Perhaps unsurprisingly, the novel reminded me strongly of China Mieville’s sublime, messy Bas-Lag series, which is similarly interested in how what we fondly know as civilisation, the social order of the city, coexists with the unknowable and the inhuman. The gray caps and their fungal world are what Mieville would call abcanny: illegible, unspeakable, so utterly outside any human frame of reference as to be incapable of being contained in normal symbolic schema, and yet, perhaps precisely because of that, unignorable.
Set alongside the mystery of the gray caps, which Duncan is unsuccessfully trying to investigate, is the comparatively mundane fact of the novel’s metatextual games: its footnotes, its editorial interpolations, its interest in different methods of historiography and different ways of relating to the past. As we have seen, this kind of textual play troubles our understanding of language, of the written word, as straightforwardly representative; if each of us interprets language, and textual constructs like history, differently, what kind of claim can any of us ever make to objective truth?

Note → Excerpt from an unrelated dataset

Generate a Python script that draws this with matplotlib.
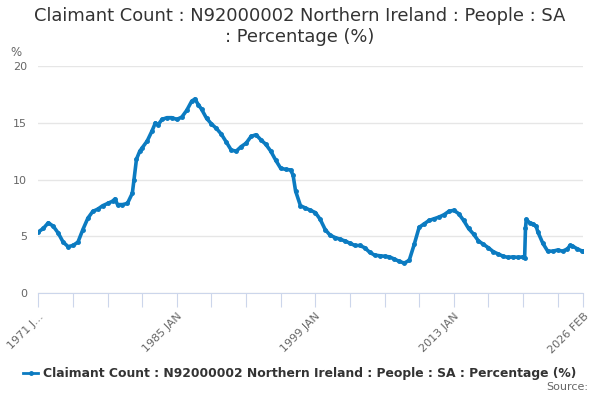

Taken together, then, the gray caps and the novel’s textual instability both point up the inadequacy of our models of seeing the world; in Lacanian terms, they represent the Real intruding inescapably into the Symbolic. Duncan and Janice’s interpersonal problems seem almost irrelevant against the threat, the mystery, of the gray caps; their bickering over who gets the last word feels insignificant given their society’s inability to interpret events like the (aptly-named) Silence. And yet. Life goes on. The city remains.
As metaphors for the human condition go, it’s a troubling and perceptive one. The great strength of the novel is that it never does explain what the gray caps’ deal is; that despite all attempts to interact with them they remain simply…there, causing the city to stew in its own genocidal guilt, which it is neither willing to ignore nor to engage with productively. Vandermeer, like the best Gothic novelists, ekes tremendous resonance and power from the work of simultaneously concealing and revealing the unspeakability that lies at the heart of our most fundamental social structures, the senseless, brutal violence underlying much of Western civilisation. Ambergris, embattled and sinful city of saints and madmen, is a place I’ll definitely be returning to.